Перед отъездом выбросила тетрадь со стихами. Никакой связи с тем, что видела в клинике, и с тем, о чем в последние дни спорила с Володей, не было. Ни с чем и ни с кем у нее сейчас не было связей. Возникшая и долго созревавшая необходимость отъезда. Она могла бы попросить командировку от газеты «Молодежная», но на это надо было время. А хотелось уехать немедленно. Была внутренняя потребность. Защита от своих бесконечных метаний, хотя, может быть, этот ее отъезд будет больше всего похож на очередное метание.
Вечером в библиотеке Михайловского Ксения написала большое письмо Геле о дружбе, о школьных воспоминаниях, о лицеизме. И что это не позволяет быть одиноким ни при каких обстоятельствах, даже самых серьезных. Что счастье жизни в той верности, которую специально не проверяют и о которой специально друг другу не напоминают. Этим постоянно живут, потому что это постоянно и навсегда присутствует.
«Тебе выпало испытание, — писала Ксения. — Я знаю твою мать, на что она способна, но ты должна быть способной на большее. Тебе нелегко, но ей труднее. Ты слышишь меня? Что касается Володи — верь каждому его слову. Надо верить одному, единственному врачу. Пусть таким единственным врачом будет Володя. Сумей поверить ему, сумей это сделать. Пусть это будет даже вслепую».
Верить Володе как врачу вслепую можно. А любить его вслепую?..
На следующее утро Ксения понесла письмо в Пушкинские горы к первому рейсовому автобусу, который отправлялся во Псков: письмо скорее попадет в Москву. Ксения долго шла одна среди темноты и снега.
В книжной Лавке — Наташа Астахова и Вера Игнатьевна Ковалевская: Наташа приехала выкупить новую книгу мужа, экземпляры которой оставила Вера Игнатьевна. Разговор между Наташей и Верой Игнатьевной зашел, конечно, прежде всего об Йорданове.
— Я держала Артему голову, — волновалась Наташа, — пока не приехала «скорая». Мне казалось, что я с Артемом прощаюсь.
— Главная опасность позади теперь. Я слышала от Буркова, — сказала Ковалевская.
— Что считать главной опасностью. Артем сам для себя опасен в первую очередь.
— Не взял экземпляр своей последней книги. Я звонила, думала — забыл заказать. А он мне: «Благодарю. Не нужно». Мы с Аркашей пустили в массовую продажу. Но потом Тамара Дмитриевна приехала. Сказала, что у Артема Николаевича поднялось давление и он очень устал.
Наташа кивнула.
— Он действительно устал. А подобного еще не случалось, чтобы Артем нам с Левой не подарил новую книгу! Со времен института Лева и Артем обмениваются книгами.

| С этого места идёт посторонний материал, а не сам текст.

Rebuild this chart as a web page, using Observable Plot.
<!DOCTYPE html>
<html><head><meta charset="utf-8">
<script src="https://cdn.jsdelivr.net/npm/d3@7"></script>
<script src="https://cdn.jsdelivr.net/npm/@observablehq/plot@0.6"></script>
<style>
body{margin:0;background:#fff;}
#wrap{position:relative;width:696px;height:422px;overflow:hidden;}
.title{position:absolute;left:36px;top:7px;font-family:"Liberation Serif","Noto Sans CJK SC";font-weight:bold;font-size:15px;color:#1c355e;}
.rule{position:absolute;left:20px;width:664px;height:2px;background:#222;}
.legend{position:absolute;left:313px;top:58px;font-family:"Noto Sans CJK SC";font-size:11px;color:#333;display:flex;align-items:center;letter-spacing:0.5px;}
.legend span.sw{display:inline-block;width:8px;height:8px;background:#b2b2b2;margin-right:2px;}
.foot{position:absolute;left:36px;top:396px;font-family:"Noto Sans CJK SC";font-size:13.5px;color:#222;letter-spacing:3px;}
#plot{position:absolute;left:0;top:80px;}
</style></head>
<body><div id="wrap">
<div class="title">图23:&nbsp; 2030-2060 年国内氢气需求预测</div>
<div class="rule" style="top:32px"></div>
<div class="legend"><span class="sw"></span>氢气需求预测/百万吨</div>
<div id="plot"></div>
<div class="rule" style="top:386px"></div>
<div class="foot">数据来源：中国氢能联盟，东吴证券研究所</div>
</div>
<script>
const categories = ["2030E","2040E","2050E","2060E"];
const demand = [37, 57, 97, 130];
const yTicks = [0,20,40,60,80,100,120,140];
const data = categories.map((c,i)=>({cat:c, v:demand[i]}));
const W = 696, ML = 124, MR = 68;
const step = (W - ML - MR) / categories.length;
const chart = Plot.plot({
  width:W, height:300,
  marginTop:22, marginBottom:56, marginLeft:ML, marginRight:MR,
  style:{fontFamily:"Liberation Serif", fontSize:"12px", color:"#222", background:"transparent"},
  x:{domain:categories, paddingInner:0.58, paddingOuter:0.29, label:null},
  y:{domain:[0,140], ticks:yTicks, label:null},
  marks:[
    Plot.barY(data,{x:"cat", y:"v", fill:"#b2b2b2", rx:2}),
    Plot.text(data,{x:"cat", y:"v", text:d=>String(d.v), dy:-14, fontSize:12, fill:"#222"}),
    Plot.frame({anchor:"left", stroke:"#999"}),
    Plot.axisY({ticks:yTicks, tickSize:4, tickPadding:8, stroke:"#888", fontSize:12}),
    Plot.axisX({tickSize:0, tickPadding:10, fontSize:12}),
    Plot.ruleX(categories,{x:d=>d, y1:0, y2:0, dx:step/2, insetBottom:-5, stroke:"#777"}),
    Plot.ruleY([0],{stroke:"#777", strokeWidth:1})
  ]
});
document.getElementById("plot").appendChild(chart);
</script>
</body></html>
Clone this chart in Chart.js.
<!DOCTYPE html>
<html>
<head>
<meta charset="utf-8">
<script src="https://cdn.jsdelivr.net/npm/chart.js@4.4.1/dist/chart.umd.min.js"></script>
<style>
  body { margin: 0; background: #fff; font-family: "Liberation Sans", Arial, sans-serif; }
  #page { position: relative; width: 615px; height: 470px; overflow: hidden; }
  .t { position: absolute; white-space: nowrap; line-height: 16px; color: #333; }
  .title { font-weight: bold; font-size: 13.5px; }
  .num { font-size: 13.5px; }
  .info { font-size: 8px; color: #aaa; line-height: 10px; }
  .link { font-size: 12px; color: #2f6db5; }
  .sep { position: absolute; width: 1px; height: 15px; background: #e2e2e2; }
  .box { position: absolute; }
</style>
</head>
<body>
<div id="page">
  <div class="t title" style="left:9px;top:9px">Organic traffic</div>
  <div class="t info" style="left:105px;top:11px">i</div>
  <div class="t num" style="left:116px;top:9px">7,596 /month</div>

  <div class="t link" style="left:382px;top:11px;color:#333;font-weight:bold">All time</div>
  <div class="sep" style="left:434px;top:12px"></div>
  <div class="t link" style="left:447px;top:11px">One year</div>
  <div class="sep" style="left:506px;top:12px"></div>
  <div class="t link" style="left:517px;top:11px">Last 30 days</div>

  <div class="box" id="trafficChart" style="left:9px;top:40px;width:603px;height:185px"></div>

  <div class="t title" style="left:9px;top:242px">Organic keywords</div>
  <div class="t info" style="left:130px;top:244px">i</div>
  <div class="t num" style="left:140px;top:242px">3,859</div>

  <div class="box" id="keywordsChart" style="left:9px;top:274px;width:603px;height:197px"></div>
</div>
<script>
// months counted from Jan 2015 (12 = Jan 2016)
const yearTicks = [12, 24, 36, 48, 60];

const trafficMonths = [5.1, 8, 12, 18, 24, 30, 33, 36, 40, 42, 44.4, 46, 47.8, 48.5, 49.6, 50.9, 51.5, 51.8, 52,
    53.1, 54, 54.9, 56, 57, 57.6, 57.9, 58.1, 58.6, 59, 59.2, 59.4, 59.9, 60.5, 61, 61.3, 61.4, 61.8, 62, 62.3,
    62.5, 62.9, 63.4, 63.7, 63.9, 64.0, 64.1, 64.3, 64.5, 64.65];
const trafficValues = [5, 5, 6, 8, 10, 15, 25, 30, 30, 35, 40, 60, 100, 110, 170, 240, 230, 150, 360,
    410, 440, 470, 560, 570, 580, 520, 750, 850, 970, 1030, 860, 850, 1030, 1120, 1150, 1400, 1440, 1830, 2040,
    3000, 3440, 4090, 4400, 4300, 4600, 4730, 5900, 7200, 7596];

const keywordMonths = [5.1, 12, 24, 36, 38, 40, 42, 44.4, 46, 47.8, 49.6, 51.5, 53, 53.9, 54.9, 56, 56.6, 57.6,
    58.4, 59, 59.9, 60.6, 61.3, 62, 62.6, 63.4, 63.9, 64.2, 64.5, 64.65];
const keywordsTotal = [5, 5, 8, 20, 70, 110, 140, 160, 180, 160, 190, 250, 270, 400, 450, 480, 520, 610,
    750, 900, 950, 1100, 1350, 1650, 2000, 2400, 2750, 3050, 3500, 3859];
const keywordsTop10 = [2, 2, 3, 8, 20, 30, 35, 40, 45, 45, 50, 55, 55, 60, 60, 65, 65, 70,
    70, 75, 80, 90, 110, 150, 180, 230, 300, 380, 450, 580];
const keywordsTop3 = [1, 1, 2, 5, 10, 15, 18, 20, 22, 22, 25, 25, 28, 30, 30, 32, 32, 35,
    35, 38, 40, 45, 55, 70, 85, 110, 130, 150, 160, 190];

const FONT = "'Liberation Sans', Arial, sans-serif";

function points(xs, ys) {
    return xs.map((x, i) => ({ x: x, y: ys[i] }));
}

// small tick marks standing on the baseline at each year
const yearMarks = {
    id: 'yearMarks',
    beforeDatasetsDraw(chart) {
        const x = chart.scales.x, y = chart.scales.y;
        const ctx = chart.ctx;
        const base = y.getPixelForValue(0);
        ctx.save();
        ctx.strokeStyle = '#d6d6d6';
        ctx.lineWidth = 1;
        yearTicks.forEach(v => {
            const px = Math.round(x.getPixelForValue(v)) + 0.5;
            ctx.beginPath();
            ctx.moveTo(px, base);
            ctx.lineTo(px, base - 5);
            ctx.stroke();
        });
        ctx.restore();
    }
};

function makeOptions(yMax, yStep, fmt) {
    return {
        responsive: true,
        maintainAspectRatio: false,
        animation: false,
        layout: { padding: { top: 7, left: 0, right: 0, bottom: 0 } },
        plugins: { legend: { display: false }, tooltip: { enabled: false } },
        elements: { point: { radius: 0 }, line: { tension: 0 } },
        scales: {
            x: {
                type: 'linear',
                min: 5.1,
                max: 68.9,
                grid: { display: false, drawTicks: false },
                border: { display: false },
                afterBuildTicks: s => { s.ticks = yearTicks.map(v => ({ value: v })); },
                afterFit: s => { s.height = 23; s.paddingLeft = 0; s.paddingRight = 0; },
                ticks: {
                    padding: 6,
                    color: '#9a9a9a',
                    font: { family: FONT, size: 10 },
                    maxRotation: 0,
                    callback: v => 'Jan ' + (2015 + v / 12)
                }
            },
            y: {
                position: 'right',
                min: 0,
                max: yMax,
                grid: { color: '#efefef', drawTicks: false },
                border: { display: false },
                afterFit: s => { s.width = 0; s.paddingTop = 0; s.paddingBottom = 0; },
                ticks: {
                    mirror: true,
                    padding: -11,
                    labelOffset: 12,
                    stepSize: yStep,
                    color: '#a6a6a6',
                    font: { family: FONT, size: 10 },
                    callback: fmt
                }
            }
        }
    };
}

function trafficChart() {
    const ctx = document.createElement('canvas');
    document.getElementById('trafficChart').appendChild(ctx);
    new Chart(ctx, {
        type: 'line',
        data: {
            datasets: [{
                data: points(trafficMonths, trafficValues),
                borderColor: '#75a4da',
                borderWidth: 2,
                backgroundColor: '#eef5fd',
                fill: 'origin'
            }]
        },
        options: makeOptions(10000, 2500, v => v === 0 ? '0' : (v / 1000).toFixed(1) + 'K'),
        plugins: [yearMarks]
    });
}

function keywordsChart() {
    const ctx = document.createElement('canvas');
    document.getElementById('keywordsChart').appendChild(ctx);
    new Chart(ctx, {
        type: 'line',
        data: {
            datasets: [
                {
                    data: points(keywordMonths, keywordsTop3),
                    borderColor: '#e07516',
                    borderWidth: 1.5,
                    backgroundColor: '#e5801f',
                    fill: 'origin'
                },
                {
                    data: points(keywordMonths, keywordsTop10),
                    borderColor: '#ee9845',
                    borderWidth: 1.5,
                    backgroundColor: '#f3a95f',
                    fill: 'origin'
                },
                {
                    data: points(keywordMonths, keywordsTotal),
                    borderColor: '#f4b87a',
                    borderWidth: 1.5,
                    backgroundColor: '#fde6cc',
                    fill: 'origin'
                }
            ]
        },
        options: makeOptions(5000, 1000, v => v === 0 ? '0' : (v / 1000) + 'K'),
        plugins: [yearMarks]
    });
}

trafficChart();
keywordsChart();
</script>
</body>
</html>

— У меня тоже — все его ранние книги. Есть даже сборник «Акварели».
— Ранний Артем, — произнесла Наташа задумчиво. — И поздний…
— Не всегда поздний писатель лучше раннего, — сказал Аркадий. Потом, улыбнувшись, добавил: — Из-за чрезмерного любопытства был потерян рай.

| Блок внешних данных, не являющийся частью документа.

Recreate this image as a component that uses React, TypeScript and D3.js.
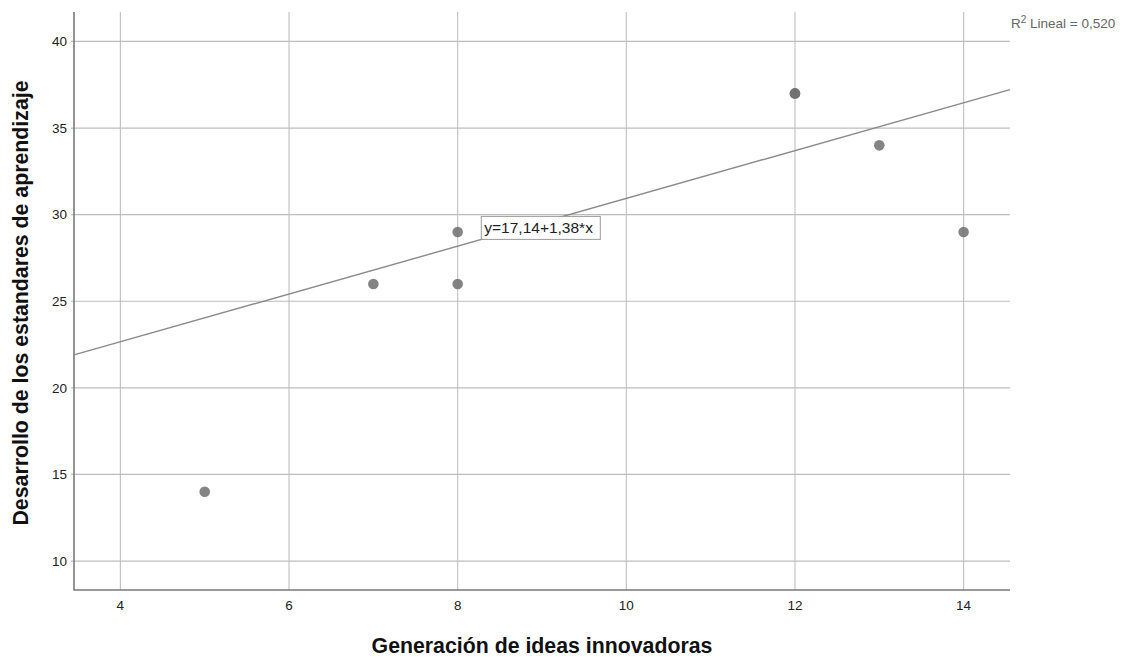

— Да, да, — кивнула Наташа.
Зазвонил телефон. Вера Игнатьевна начала давать по телефону подробную справку, какие интересные поступления она ожидает в Лавке в ближайшие дни, на что — подписку.
Аркадий поставил перед Астаховой пачки книг ее мужа, спросил:
— Вам помочь донести до машины?
— Если не затруднит. О рае вы, Аркадий, заметили очень точно.
— Не я, классики заметили.
Дома Наташа налила полную ванну воды, опустила в нее палку (палку одолжила у соседки-старушки) и начала смотреть — переламывается в воде палка или нет. Старалась вспомнить веселые школьные глупости. Если Лева застанет ее за этим забавным экспериментом, он по достоинству его оцепит. Как хорошо, что Лева обладает вполне достаточным чувством юмора. Только не думать об Артеме таком, каким она его видела в последние минуты перед «скорой». Прав Степа Бурков, когда сказал, что время усиливает дружбу и усиливает тяжесть потери.